8. Synthesis: From Monomyth to Mycelium
White supremacy functions as a living myth and a cultural complex that is both psychologically autonomous and somatically embedded. Strategies to counter it must operate on multiple levels simultaneously. It is not enough to change the laws; we must change the dream that underpins the laws and the body that enforces them.
At the somatic level, we must engage in somatic abolitionism to metabolize the fears and dirty pain stored in the nervous system. Without this, cognitive strategies will trigger the defensive mechanisms of the cultural complex, causing the myth to reassert itself.
At the narrative level, we must shift from the Hero’s Journey to the Collective Journey and Carrier Bag narratives—validating complex, polyphonic stories where the community is the protagonist and the antagonist is systemic dysfunction.
At the mythic level, we must cultivate counter-myths—Afrofuturism, Indigenous Futurisms, Solarpunk, the Beloved Community—that provide a compelling vision of the future, making the current reality of supremacy seem small and obsolete.
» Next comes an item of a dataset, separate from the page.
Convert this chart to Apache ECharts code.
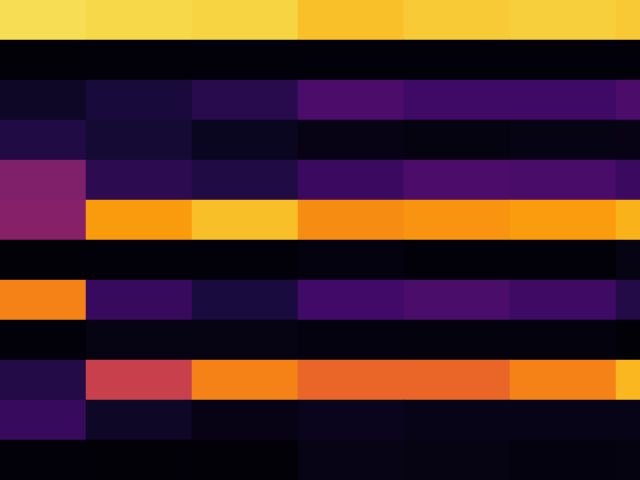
<!DOCTYPE html>
<html>
<head>
<meta charset="utf-8">
<script src="https://cdn.jsdelivr.net/npm/echarts@6/dist/echarts.min.js"></script>
<style>html,body{margin:0;padding:0;background:#fff}#c{width:640px;height:480px}</style>
</head>
<body>
<div id="c"></div>
<script>
const columns = ['C1','C2','C3','C4','C5','C6','C7'];
const rows = ['R1','R2','R3','R4','R5','R6','R7','R8','R9','R10','R11','R12'];
const row1  = [0.915, 0.902, 0.894, 0.854, 0.874, 0.882, 0.872];
const row2  = [0.008, 0.010, 0.010, 0.010, 0.009, 0.009, 0.011];
const row3  = [0.064, 0.105, 0.140, 0.225, 0.193, 0.193, 0.225];
const row4  = [0.125, 0.090, 0.050, 0.030, 0.025, 0.028, 0.030];
const row5  = [0.354, 0.150, 0.125, 0.183, 0.225, 0.217, 0.183];
const row6  = [0.368, 0.778, 0.852, 0.744, 0.762, 0.780, 0.826];
const row7  = [0.008, 0.010, 0.011, 0.020, 0.010, 0.010, 0.028];
const row8  = [0.722, 0.177, 0.110, 0.200, 0.220, 0.190, 0.127];
const row9  = [0.010, 0.028, 0.028, 0.020, 0.016, 0.016, 0.008];
const row10 = [0.127, 0.533, 0.722, 0.654, 0.654, 0.722, 0.836];
const row11 = [0.177, 0.064, 0.030, 0.045, 0.035, 0.035, 0.035];
const row12 = [0.010, 0.008, 0.007, 0.033, 0.026, 0.020, 0.023];
const rowValues = [row1,row2,row3,row4,row5,row6,row7,row8,row9,row10,row11,row12];
const infernoStops = ['#000004','#160b39','#420a68','#6a176e','#932667','#bc3754','#dd513a','#f37819','#fca50a','#f6d746','#fcffa4'];

const data = [];
rowValues.forEach((r, yi) => r.forEach((v, xi) => data.push([xi, yi, v])));

const chart = echarts.init(document.getElementById('c'));
chart.setOption({
  animation: false,
  grid: {left: -20, top: 0, width: 742, height: 480, outerBoundsMode: 'none', containLabel: false},
  xAxis: {type: 'category', data: columns, show: false},
  yAxis: {type: 'category', data: rows, inverse: true, show: false},
  visualMap: {show: false, min: 0, max: 1, calculable: false, inRange: {color: infernoStops}},
  series: [{type: 'heatmap', data: data, itemStyle: {borderWidth: 0}, emphasis: {disabled: true}}]
});
</script>
</body>
</html>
At the strategic level, we must operationalize these myths through the Race Class Narrative and Emergent Strategy, using rituals of deep canvassing and reparative encounter as the liturgical practice of the new society.
At the threshold level, we must equip specific people to interrupt the myth at the point where it rehearses itself—in the body, in the meeting, in the institution’s script—through practiced, repeatable protocols that have been trained into the nervous system before the crisis arrives.
The goal is to transition from a society organized by the logic of extraction, separation, and linear dominance to one organized like mycelium: fractal, interdependent, and resilient. This requires withdrawing the projection, breaking the innocence myth, settling the body, replacing the conqueror story, and building institutions that make domination harder to rehearse.
People do not leave a myth because it was disproved. They leave because a truer world becomes more imaginable than the old one. The work of dismantling the mythos of supremacy is therefore not merely a political act but a psychological, somatic, and spiritual imperative—a retrieval of the collective capacity for relationship from the grip of a self-consuming myth.